At minimum, teams should review these metrics monthly:
- GPU utilization rate, with a practical target above 60 percent for production pools
- GPU memory utilization by workload class
- Cost per training run
- Cost per successful experiment
- Cost per 1,000 inference requests
- Idle GPU hours
- Queue wait time versus execution time
- Spot instance interruption rate
- Checkpoint recovery success rate
- Autoscaler scale-down efficiency
- Percentage of workloads running on right-sized hardware
These metrics should be segmented by cloud, region, team, and workload type. A single blended average hides the real optimization opportunities.
A More Effective Operating Model for Multi-Cloud AI
The strongest results usually come from combining FinOps discipline with platform engineering controls. That means building policy into the platform rather than relying on individual teams to make cost-efficient choices manually.
A mature operating model typically includes:
- Standard GPU tiers mapped to workload classes
- Default use of spot for interruptible jobs
- Centralized scheduling with priority and budget awareness
- Automatic checkpointing for long-running training jobs
- Aggressive cluster scale-down policies
- Chargeback or showback reporting by team and project
- Continuous utilization profiling and rightsizing reviews
Once these controls are in place, cost optimization stops being a one-time cleanup exercise and becomes part of the normal operating model for AI infrastructure.
Conclusion
GPU cost overruns in multi-cloud AI platforms are rarely caused by demand alone. More often, they stem from over-provisioning, poor workload placement, and weak scheduling policies. The good news is that these problems are usually fixable without sacrificing model performance or slowing experimentation.

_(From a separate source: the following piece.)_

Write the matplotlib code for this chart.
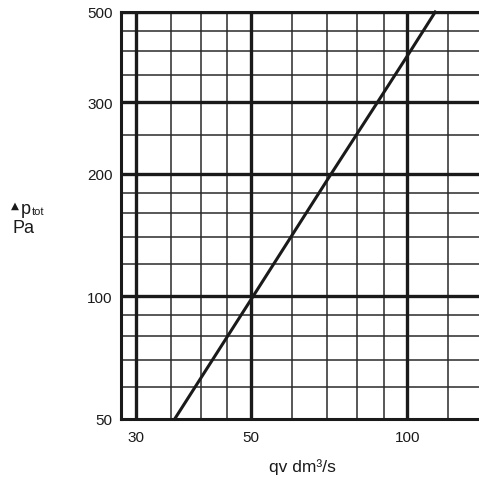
import matplotlib
matplotlib.use("Agg")
import matplotlib.pyplot as plt

plt.rcParams['font.family'] = ['Liberation Sans', 'DejaVu Sans']

# curve (flow dm3/s, pressure Pa)
qv = [35.6, 50.4, 71.3, 87.6, 101.3, 113.2]
ptot = [50, 100, 200, 300, 400, 500]

# grid lines
x_thin = [35, 40, 45, 60, 70, 80, 90, 120]
x_thick = [30, 50, 100]
y_thin = [60, 70, 80, 90, 120, 140, 160, 180, 250, 350, 400, 450]
y_thick = [100, 200, 300, 500]
x_ticks = [30, 50, 100]
y_ticks = [50, 100, 200, 300, 500]

fig = plt.figure(figsize=(4.79, 4.85), dpi=100)
ax = fig.add_axes([121 / 479, (485 - 420) / 485, 1 - 121 / 479, (420 - 13) / 485])
ax.set_xscale('log')
ax.set_yscale('log')
ax.set_xlim(28.05, 137.5)
ax.set_ylim(50, 500)

for x in x_thin:
    ax.axvline(x, color='#2a2a2a', lw=1.1, zorder=1)
for y in y_thin:
    ax.axhline(y, color='#2a2a2a', lw=1.1, zorder=1)
for x in x_thick:
    ax.axvline(x, color='#1a1a1a', lw=2.4, zorder=2)
for y in y_thick:
    ax.axhline(y, color='#1a1a1a', lw=2.4, zorder=2)

ax.plot(qv, ptot, color='#1a1a1a', lw=2.2, zorder=3, clip_on=False)

ax.spines['right'].set_visible(False)
for s in ['left', 'bottom', 'top']:
    ax.spines[s].set_linewidth(2.2)
    ax.spines[s].set_color('#1a1a1a')

ax.minorticks_off()
ax.set_xticks(x_ticks)
ax.set_xticklabels([str(v) for v in x_ticks])
ax.set_yticks(y_ticks)
ax.set_yticklabels([str(v) for v in y_ticks])
ax.tick_params(length=0, labelsize=11, colors='#1a1a1a')
ax.tick_params(axis='x', pad=8)
ax.tick_params(axis='y', pad=6)

fig.text(302 / 479, 1 - 467 / 485, 'qv dm³/s', ha='center', va='center', fontsize=12.5, color='#1a1a1a')

# y label: triangle, p with subscript tot, Pa below
fig.text(11 / 479, 1 - 206 / 485, '▲', fontsize=7.5, ha='left', va='center', color='#1a1a1a', family=['DejaVu Sans'])
fig.text(21 / 479, 1 - 209 / 485, 'p', fontsize=13, ha='left', va='center', color='#1a1a1a')
fig.text(32 / 479, 1 - 212 / 485, 'tot', fontsize=8, ha='left', va='center', color='#1a1a1a')
fig.text(13 / 479, 1 - 229 / 485, 'Pa', fontsize=13, ha='left', va='center', color='#1a1a1a')

fig.savefig('out.png', dpi=100)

The most effective path is straightforward: profile workloads carefully, match them to the right accelerator class, move interruption-tolerant jobs onto spot capacity, and schedule GPU usage with cost and priority in mind. When supported by autoscaling and workload-level observability, these changes can reduce GPU infrastructure spend substantially while improving overall platform efficiency.
For most enterprises, the opportunity is not simply to buy fewer GPUs. It is to make every allocated GPU produce more useful work.